Parker LJ went on to refer to other well-known authorities including Mallett v McMonagle  AC 167, Taylor v O’Connor  AC 115 and Coward v Comex.
In my judgment, a distinction needs to be drawn between 2 aspects: first, as referred to by O’Connor LJ in Harris, there is the methodology, namely whether the court embarks upon a painstaking and tedious examination of the household expenses or whether it adopts a more broad-brush percentage approach; second, if the percentage approach is to be adopted, what the appropriate percentage should be in any particular case. With respect to him, it seems to me that Mr James has conflated these two matters. Thus, he suggests that the absence of documentary evidence about the household expenses should lead the court away from adopting anything other than the conventional percentages of 75% (with dependant children) and 66% (husband and wife alone). To my mind, though, O’Connor LJ only intended to suggest that the absence of the painstaking or tedious approach should lead to a broader, percentage approach, but not necessarily to what those percentages should be. If the court decides on the percentage approach, it may be more ready to depart from the conventional percentages on the basis of more general evidence about the lifestyles of the family and adjust the percentages accordingly.

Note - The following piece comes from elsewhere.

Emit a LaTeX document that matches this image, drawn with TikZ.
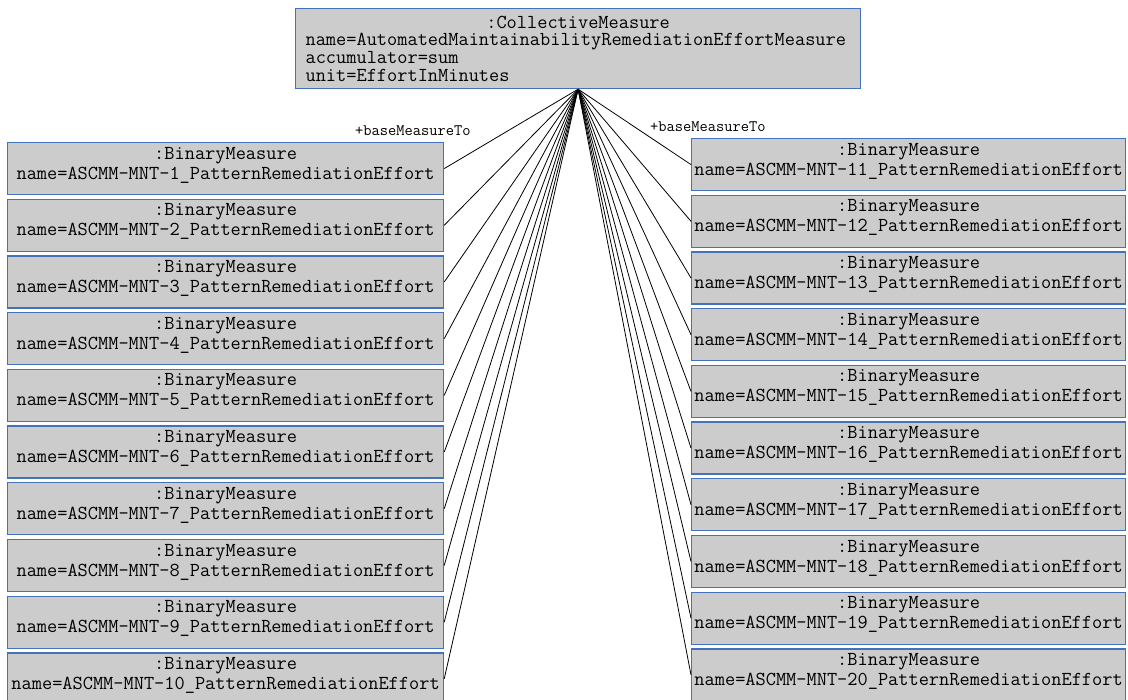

In other words, it is not necessary, in order to depart from the conventional percentages, to descend into the nitty-gritty of the family finances and work out precisely how much was spent on the various individual items of expenditure.
In the circumstances, I consider that I am entitled, on the basis of the evidence which has been adduced in this case, whilst still abiding by a general percentage approach, to depart from the conventional percentages and adjust them in accordance with the evidence which I accept. I do accept the evidence that the deceased was a man who spent very little on himself and that it is appropriate to adjust the percentages to reflect this. Furthermore, with the depletion of the family finances arising from the economic crisis and the collapse of Excavaciones, I consider that the deceased would have been careful to save as much as he could rather than spend money on himself. He would, nevertheless, have needed to pay for his own toiletries, underwear, shoes and other items of unalienable personal expenditure and he would have needed to feed himself whilst at home. In my judgment, the appropriate percentage to adopt is 85% pre-retirement and 70% post-retirement by when the family finances would have been replenished and there would no longer have been dependent children.